| Job |
Work out how many lines of the data hold the string "chart", and reply with that number alone.

━━ Given material ━━

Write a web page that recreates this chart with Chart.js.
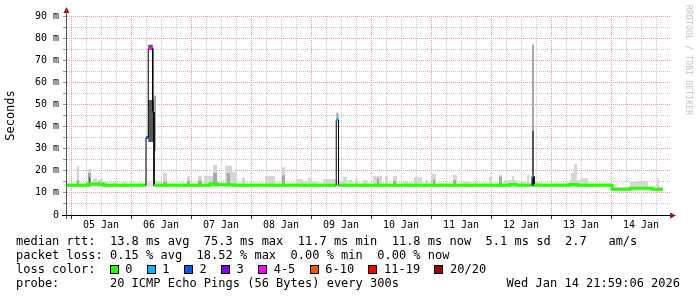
<!DOCTYPE html>
<html>
<head>
<meta charset="utf-8">
<title>smokeping</title>
<script src="https://cdn.jsdelivr.net/npm/chart.js@4.4.1/dist/chart.umd.min.js"></script>
<style>
  html, body { margin: 0; padding: 0; background: #fff; }
  #wrap { position: relative; width: 697px; height: 297px; overflow: hidden; background: #fff; }
  #wrap canvas { position: absolute; left: 0; top: 0; }
  .txt { position: absolute; font-family: 'DejaVu Sans Mono', monospace; font-size: 12px; line-height: 14px; color: #000; white-space: pre; }
  .box { position: absolute; width: 7px; height: 7px; border: 1px solid #000; }
  #mark { position: absolute; left: 684px; top: 5px; writing-mode: vertical-rl; font-family: 'DejaVu Sans Mono', monospace; font-size: 8px; line-height: 8px; color: #c4c4c4; letter-spacing: 0.2px; white-space: pre; }
</style>
</head>
<body>
<div id="wrap">
  <canvas id="chart" width="697" height="297"></canvas>
  <div id="mark">RRDTOOL / TOBI OETIKER</div>
  <div class="txt" style="left:16px;top:234px">median rtt:  13.8 ms avg  75.3 ms max  11.7 ms min  11.8 ms now  5.1 ms sd  2.7   am/s</div>
  <div class="txt" style="left:16px;top:248px">packet loss: 0.15 % avg  18.52 % max  0.00 % min  0.00 % now</div>
  <div class="txt" style="left:16px;top:262px">loss color:</div>
  <div id="lossLegend"></div>
  <div class="txt" style="left:16px;top:276px">probe:       20 ICMP Echo Pings (56 Bytes) every 300s</div>
  <div class="txt" style="right:17px;top:276px">Wed Jan 14 21:59:06 2026</div>
</div>
<script>
/* x values are hours since 05 Jan 00:00, y values are milliseconds */
const dayLabels = ['05 Jan', '06 Jan', '07 Jan', '08 Jan', '09 Jan', '10 Jan', '11 Jan', '12 Jan', '13 Jan', '14 Jan'];

/* median rtt: bin edges, value per bin, lost pings per bin */
const medTime = [-2.0, 6.8, 12.8, 30.0, 30.9, 32.7, 33.2, 55.6, 58.4, 65.2, 106.1, 107.0, 175.6, 178.4, 184.4, 185.2, 199.2, 202.4, 216.4, 223.6, 232.4, 236.8];
const medRtt  = [13.4, 14.0, 13.4, 35.0, 75.3, 46.5, 13.4, 14.1, 13.7, 13.4, 43.0, 13.4, 13.8, 13.4, 17.5, 13.4, 13.8, 13.4, 11.6, 12.1, 11.7];
const medLoss = [0, 0, 0, 2, 4, 2, 0, 0, 0, 0, 1, 0, 0, 0, 1, 0, 0, 0, 0, 0, 0];

/* smoke: [from, to, low, high] */
const smokeBand = [[-2.0, 216.4, 12.6, 14.7], [216.4, 236.8, 10.8, 12.8]];
const smokeLight = [
  [2.3, 3.2, 13.0, 22.3], [6.8, 8.0, 13.0, 20.8], [8.8, 10.4, 13.0, 16.6], [10.8, 12.8, 13.0, 16.2],
  [12.8, 14.8, 13.0, 15.0], [16.8, 18.4, 13.0, 14.9], [20.8, 22.4, 13.0, 14.9], [33.6, 36.4, 13.0, 15.5],
  [36.8, 38.4, 13.0, 19.1], [46.4, 47.6, 13.0, 17.6], [50.8, 52.4, 13.0, 17.6], [53.2, 56.8, 13.0, 17.6],
  [56.8, 58.4, 13.0, 22.6], [61.6, 64.4, 13.0, 22.3], [64.4, 66.4, 13.0, 19.6], [68.4, 69.6, 13.0, 17.0],
  [77.6, 81.6, 13.0, 17.6], [84.4, 85.6, 13.0, 21.6], [90.0, 92.8, 13.0, 16.3], [92.8, 94.8, 13.0, 15.4],
  [94.8, 96.4, 13.0, 16.9], [96.4, 98.4, 13.0, 15.0], [100.8, 106.1, 13.0, 16.2], [107.2, 108.8, 13.0, 15.0],
  [108.8, 110.4, 13.0, 17.3], [110.8, 112.4, 13.0, 15.8], [113.6, 114.8, 13.0, 16.2], [116.8, 118.4, 13.0, 15.8],
  [120.8, 124.4, 13.0, 17.6], [125.6, 126.8, 13.0, 17.6], [128.8, 130.4, 13.0, 17.6], [132.4, 134.8, 13.0, 15.0],
  [137.2, 140.4, 13.0, 17.2], [142.0, 142.8, 13.0, 15.8], [144.4, 146.0, 13.0, 18.5], [152.8, 154.4, 13.0, 18.1],
  [156.8, 159.6, 13.0, 15.0], [161.2, 162.4, 13.0, 15.0], [167.2, 168.4, 13.0, 17.3], [171.2, 172.4, 13.0, 18.1],
  [173.2, 176.4, 13.0, 15.8], [176.4, 177.2, 13.0, 17.6], [177.2, 178.4, 13.0, 15.8], [179.6, 182.4, 13.0, 15.0],
  [182.4, 183.2, 13.0, 18.1], [185.6, 187.6, 13.0, 14.8], [199.2, 200.0, 13.0, 15.8], [200.0, 201.2, 13.0, 19.1],
  [201.2, 202.4, 13.0, 23.0], [202.4, 203.6, 13.0, 15.8], [203.6, 206.8, 13.0, 16.6], [223.6, 226.4, 11.2, 15.0],
  [226.4, 230.8, 11.2, 15.5], [234.4, 235.2, 11.2, 16.6]
];
const smokeMid = [
  [2.3, 3.2, 13.0, 15.8], [6.8, 8.0, 13.0, 19.0], [10.8, 11.6, 13.0, 15.0], [33.2, 34.0, 29.0, 54.0],
  [36.8, 38.4, 13.0, 15.0], [46.4, 47.6, 13.0, 15.5], [50.8, 52.4, 13.0, 15.5], [56.8, 58.4, 13.0, 19.0],
  [62.4, 63.6, 13.0, 19.0], [84.4, 85.6, 13.0, 18.0], [106.1, 107.0, 43.0, 46.2], [122.4, 123.2, 13.0, 16.4],
  [128.8, 130.0, 13.0, 15.4], [144.8, 145.6, 13.0, 16.1], [152.8, 154.0, 13.0, 15.8], [171.2, 172.4, 13.0, 17.3],
  [184.4, 185.2, 38.0, 77.0]
];
const smokeDark = [
  [7.2, 7.6, 13.0, 17.3], [30.9, 33.2, 33.0, 52.0], [30.9, 32.7, 75.3, 77.0], [184.4, 185.2, 13.0, 38.0]
];

const lossLabels = ['0', '1', '2', '3', '4-5', '6-10', '11-19', '20/20'];
const lossColors = ['#26ff00', '#00b8ff', '#0059ff', '#7e00ff', '#ff00ff', '#ff5500', '#ff0000', '#a10000'];

function lossClass(n) {
  if (n <= 3) return n;
  if (n <= 5) return 4;
  if (n <= 10) return 5;
  if (n < 20) return 6;
  return 7;
}

/* each smoke block becomes a closed shape, separated by a gap */
function rects(list) {
  let pts = [];
  list.forEach(r => {
    pts.push({x: r[0], y: r[2]}, {x: r[0], y: r[3]}, {x: r[1], y: r[3]}, {x: r[1], y: r[2]}, {x: r[1], y: null});
  });
  return pts;
}

let medPts = [];
for (let i = 0; i < medRtt.length; i++) {
  medPts.push({x: medTime[i], y: medRtt[i]}, {x: medTime[i + 1], y: medRtt[i]});
}

function isStep(ctx) { return ctx.p0DataIndex % 2 === 1; }
function binOf(ctx) { return Math.floor(ctx.p0DataIndex / 2); }
function cleanStep(ctx) {
  let b = binOf(ctx);
  return medLoss[b] === 0 && medLoss[b + 1] === 0;
}

/* legend boxes */
let legend = document.getElementById('lossLegend');
let lx = 109.5;
lossLabels.forEach((lbl, i) => {
  legend.innerHTML += `<div class="box" style="left:${lx}px;top:265px;background:${lossColors[i]}"></div>` +
    `<div class="txt" style="left:${lx + 15.7}px;top:262px">${lbl}</div>`;
  lx += 15.7 + lbl.length * 7.22 + 14.2;
});

const majorGrid = '#eb9c9c';
const minorGrid = '#c8c8c8';
const monoFont = 'DejaVu Sans Mono';

function isMajor(value, every) {
  return Math.abs(value % every) < 0.001;
}

function smokeSet(label, list, color, order) {
  return {
    label: label,
    data: rects(list),
    backgroundColor: color,
    borderColor: 'rgba(0,0,0,0)',
    borderWidth: 0,
    pointRadius: 0,
    fill: 'shape',
    order: order
  };
}

/* axis extensions and the little red arrows */
const axisArrows = {
  id: 'axisArrows',
  afterDraw(chart) {
    const ctx = chart.ctx;
    const a = chart.chartArea;
    ctx.save();
    ctx.lineWidth = 1;
    ctx.strokeStyle = '#555';
    ctx.beginPath();
    ctx.moveTo(a.left + 0.5, a.bottom + 4);
    ctx.lineTo(a.left + 0.5, a.top - 6);
    ctx.stroke();
    ctx.strokeStyle = '#000';
    ctx.beginPath();
    ctx.moveTo(a.left - 4, a.bottom + 0.5);
    ctx.lineTo(a.right + 1, a.bottom + 0.5);
    ctx.stroke();
    ctx.fillStyle = '#a01c1c';
    ctx.beginPath();
    ctx.moveTo(a.left + 0.5, a.top - 9);
    ctx.lineTo(a.left + 3.5, a.top - 3);
    ctx.lineTo(a.left - 2.5, a.top - 3);
    ctx.closePath();
    ctx.fill();
    ctx.beginPath();
    ctx.moveTo(a.right + 6, a.bottom + 0.5);
    ctx.lineTo(a.right, a.bottom + 3.5);
    ctx.lineTo(a.right, a.bottom - 2.5);
    ctx.closePath();
    ctx.fill();
    ctx.restore();
  }
};

new Chart(document.getElementById('chart'), {
  type: 'line',
  data: {
    datasets: [
      {
        label: 'median rtt',
        data: medPts,
        borderColor: lossColors[0],
        borderWidth: 3,
        pointRadius: 0,
        fill: false,
        order: 0,
        segment: {
          borderColor: ctx => isStep(ctx) ? (cleanStep(ctx) ? lossColors[0] : '#000') : lossColors[lossClass(medLoss[binOf(ctx)])],
          borderWidth: ctx => (isStep(ctx) && !cleanStep(ctx)) ? 1 : 3
        }
      },
      smokeSet('smoke dark', smokeDark, '#585858', 1),
      smokeSet('smoke mid', smokeMid, '#a8a8a8', 2),
      smokeSet('smoke light', smokeLight, '#d6d6d6', 3),
      smokeSet('smoke band', smokeBand, '#e2e2e2', 4)
    ]
  },
  options: {
    responsive: false,
    animation: false,
    devicePixelRatio: 1,
    layout: { padding: { left: 0, top: 16, right: 27, bottom: 0 } },
    plugins: {
      legend: { display: false },
      tooltip: { enabled: false }
    },
    scales: {
      x: {
        type: 'linear',
        min: -2.0,
        max: 239.6,
        afterFit: s => { s.height = 82; },
        border: { color: '#000', dash: [1, 1] },
        grid: {
          color: ctx => (ctx.tick && isMajor(ctx.tick.value, 24)) ? majorGrid : minorGrid,
          tickLength: 4,
          tickColor: ctx => (ctx.tick && isMajor(ctx.tick.value, 24)) ? '#333' : 'rgba(0,0,0,0)'
        },
        ticks: {
          stepSize: 6,
          includeBounds: false,
          autoSkip: false,
          maxRotation: 0,
          padding: 0,
          color: '#000',
          font: { family: monoFont, size: 10 },
          callback: v => (isMajor(v - 12, 24) ? dayLabels[Math.round((v - 12) / 24)] : '')
        }
      },
      y: {
        min: 0,
        max: 90,
        afterFit: s => { s.width = 66; },
        border: { color: '#555', dash: [1, 1] },
        grid: {
          color: ctx => (ctx.tick && isMajor(ctx.tick.value, 10)) ? majorGrid : minorGrid,
          tickLength: 3,
          tickColor: '#999'
        },
        ticks: {
          stepSize: 5,
          autoSkip: false,
          padding: 4,
          color: '#000',
          font: { family: monoFont, size: 10 },
          callback: v => (isMajor(v, 10) ? (v === 0 ? '0' : v + ' m') : '')
        },
        title: {
          display: true,
          text: 'Seconds',
          color: '#000',
          font: { family: monoFont, size: 12 },
          padding: { top: 4, bottom: 0 }
        }
      }
    }
  },
  plugins: [axisArrows]
});
</script>
</body>
</html>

━━━

| Completed exercise |
7